Write out the material exactly, with the pictures left out.

Part of a data file
◇ ◇ ◇ ◇ ◇ ◇ ◇

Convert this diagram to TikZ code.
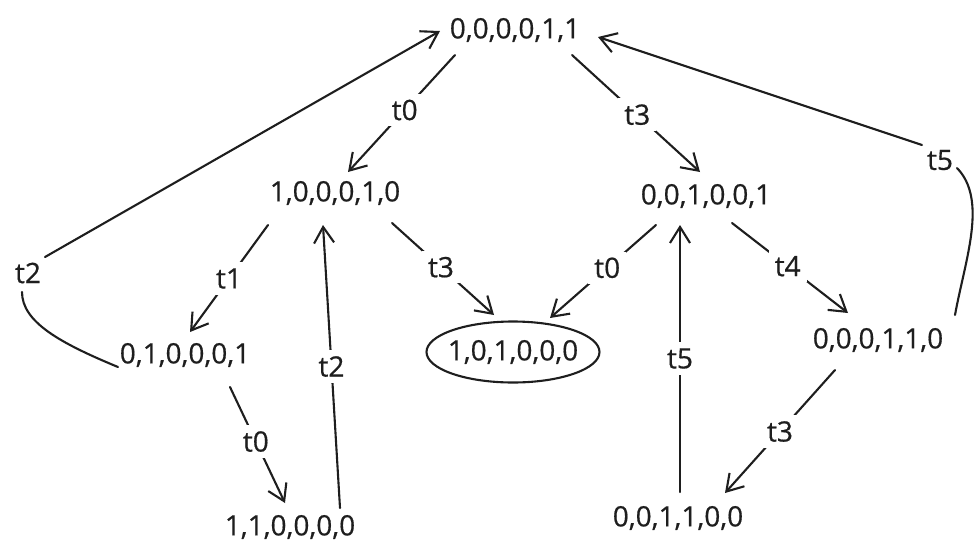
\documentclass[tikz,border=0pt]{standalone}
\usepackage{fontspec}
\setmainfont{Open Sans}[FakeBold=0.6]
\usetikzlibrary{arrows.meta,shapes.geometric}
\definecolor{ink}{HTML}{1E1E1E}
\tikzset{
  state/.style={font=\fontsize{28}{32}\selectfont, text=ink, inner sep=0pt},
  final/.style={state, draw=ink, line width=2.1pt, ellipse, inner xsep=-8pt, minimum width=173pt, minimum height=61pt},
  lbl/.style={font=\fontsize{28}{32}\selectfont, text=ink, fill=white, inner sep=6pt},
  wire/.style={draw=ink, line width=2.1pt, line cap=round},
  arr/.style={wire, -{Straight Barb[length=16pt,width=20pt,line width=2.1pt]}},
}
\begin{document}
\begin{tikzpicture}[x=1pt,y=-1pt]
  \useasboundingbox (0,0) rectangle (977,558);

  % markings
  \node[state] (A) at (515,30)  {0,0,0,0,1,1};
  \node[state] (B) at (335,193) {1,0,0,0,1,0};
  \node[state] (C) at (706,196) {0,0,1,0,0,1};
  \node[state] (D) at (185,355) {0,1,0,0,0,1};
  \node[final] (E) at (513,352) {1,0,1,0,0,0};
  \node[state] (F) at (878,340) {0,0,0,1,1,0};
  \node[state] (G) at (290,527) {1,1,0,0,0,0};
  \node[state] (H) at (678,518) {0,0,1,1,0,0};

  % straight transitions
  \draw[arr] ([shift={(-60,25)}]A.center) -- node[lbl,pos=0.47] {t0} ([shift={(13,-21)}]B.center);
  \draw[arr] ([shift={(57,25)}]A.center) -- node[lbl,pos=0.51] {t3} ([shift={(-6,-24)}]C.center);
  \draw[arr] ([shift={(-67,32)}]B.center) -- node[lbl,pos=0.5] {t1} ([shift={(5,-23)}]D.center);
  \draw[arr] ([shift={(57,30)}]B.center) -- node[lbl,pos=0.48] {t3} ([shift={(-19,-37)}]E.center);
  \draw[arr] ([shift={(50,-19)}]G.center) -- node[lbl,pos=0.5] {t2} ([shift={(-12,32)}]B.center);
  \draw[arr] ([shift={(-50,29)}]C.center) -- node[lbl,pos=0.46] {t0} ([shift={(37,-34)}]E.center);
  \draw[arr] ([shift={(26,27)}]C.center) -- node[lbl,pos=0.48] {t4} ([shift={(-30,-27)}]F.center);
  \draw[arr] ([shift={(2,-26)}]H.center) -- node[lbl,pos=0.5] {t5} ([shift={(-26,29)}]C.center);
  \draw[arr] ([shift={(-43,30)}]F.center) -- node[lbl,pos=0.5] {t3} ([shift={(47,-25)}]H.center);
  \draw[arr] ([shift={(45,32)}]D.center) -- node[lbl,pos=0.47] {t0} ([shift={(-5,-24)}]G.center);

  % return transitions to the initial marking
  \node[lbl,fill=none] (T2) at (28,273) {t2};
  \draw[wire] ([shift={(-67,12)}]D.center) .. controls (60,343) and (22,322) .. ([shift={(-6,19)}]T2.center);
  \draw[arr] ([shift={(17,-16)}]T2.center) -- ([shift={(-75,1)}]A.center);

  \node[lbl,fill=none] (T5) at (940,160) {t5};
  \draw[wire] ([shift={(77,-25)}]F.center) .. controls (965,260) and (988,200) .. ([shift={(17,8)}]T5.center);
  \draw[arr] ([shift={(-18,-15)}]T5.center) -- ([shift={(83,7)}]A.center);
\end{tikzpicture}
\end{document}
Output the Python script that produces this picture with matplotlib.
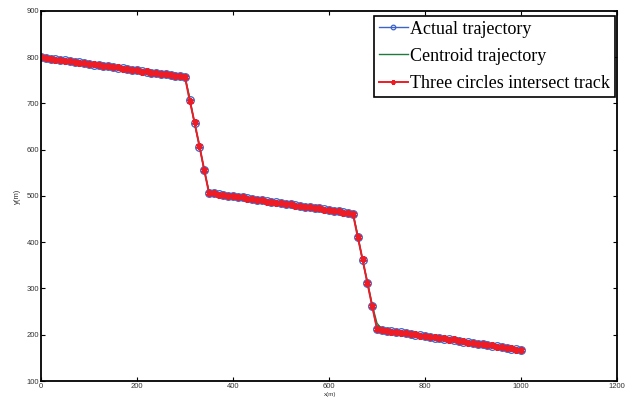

◇ ◇ ◇ ◇ ◇ ◇ ◇

◆ Correct result:
Convert this diagram to TikZ code.
\documentclass[tikz,border=0pt]{standalone}
\usepackage{fontspec}
\setmainfont{Open Sans}[FakeBold=0.6]
\usetikzlibrary{arrows.meta,shapes.geometric}
\definecolor{ink}{HTML}{1E1E1E}
\tikzset{
  state/.style={font=\fontsize{28}{32}\selectfont, text=ink, inner sep=0pt},
  final/.style={state, draw=ink, line width=2.1pt, ellipse, inner xsep=-8pt, minimum width=173pt, minimum height=61pt},
  lbl/.style={font=\fontsize{28}{32}\selectfont, text=ink, fill=white, inner sep=6pt},
  wire/.style={draw=ink, line width=2.1pt, line cap=round},
  arr/.style={wire, -{Straight Barb[length=16pt,width=20pt,line width=2.1pt]}},
}
\begin{document}
\begin{tikzpicture}[x=1pt,y=-1pt]
  \useasboundingbox (0,0) rectangle (977,558);

  % markings
  \node[state] (A) at (515,30)  {0,0,0,0,1,1};
  \node[state] (B) at (335,193) {1,0,0,0,1,0};
  \node[state] (C) at (706,196) {0,0,1,0,0,1};
  \node[state] (D) at (185,355) {0,1,0,0,0,1};
  \node[final] (E) at (513,352) {1,0,1,0,0,0};
  \node[state] (F) at (878,340) {0,0,0,1,1,0};
  \node[state] (G) at (290,527) {1,1,0,0,0,0};
  \node[state] (H) at (678,518) {0,0,1,1,0,0};

  % straight transitions
  \draw[arr] ([shift={(-60,25)}]A.center) -- node[lbl,pos=0.47] {t0} ([shift={(13,-21)}]B.center);
  \draw[arr] ([shift={(57,25)}]A.center) -- node[lbl,pos=0.51] {t3} ([shift={(-6,-24)}]C.center);
  \draw[arr] ([shift={(-67,32)}]B.center) -- node[lbl,pos=0.5] {t1} ([shift={(5,-23)}]D.center);
  \draw[arr] ([shift={(57,30)}]B.center) -- node[lbl,pos=0.48] {t3} ([shift={(-19,-37)}]E.center);
  \draw[arr] ([shift={(50,-19)}]G.center) -- node[lbl,pos=0.5] {t2} ([shift={(-12,32)}]B.center);
  \draw[arr] ([shift={(-50,29)}]C.center) -- node[lbl,pos=0.46] {t0} ([shift={(37,-34)}]E.center);
  \draw[arr] ([shift={(26,27)}]C.center) -- node[lbl,pos=0.48] {t4} ([shift={(-30,-27)}]F.center);
  \draw[arr] ([shift={(2,-26)}]H.center) -- node[lbl,pos=0.5] {t5} ([shift={(-26,29)}]C.center);
  \draw[arr] ([shift={(-43,30)}]F.center) -- node[lbl,pos=0.5] {t3} ([shift={(47,-25)}]H.center);
  \draw[arr] ([shift={(45,32)}]D.center) -- node[lbl,pos=0.47] {t0} ([shift={(-5,-24)}]G.center);

  % return transitions to the initial marking
  \node[lbl,fill=none] (T2) at (28,273) {t2};
  \draw[wire] ([shift={(-67,12)}]D.center) .. controls (60,343) and (22,322) .. ([shift={(-6,19)}]T2.center);
  \draw[arr] ([shift={(17,-16)}]T2.center) -- ([shift={(-75,1)}]A.center);

  \node[lbl,fill=none] (T5) at (940,160) {t5};
  \draw[wire] ([shift={(77,-25)}]F.center) .. controls (965,260) and (988,200) .. ([shift={(17,8)}]T5.center);
  \draw[arr] ([shift={(-18,-15)}]T5.center) -- ([shift={(83,7)}]A.center);
\end{tikzpicture}
\end{document}
Output the Python script that produces this picture with matplotlib.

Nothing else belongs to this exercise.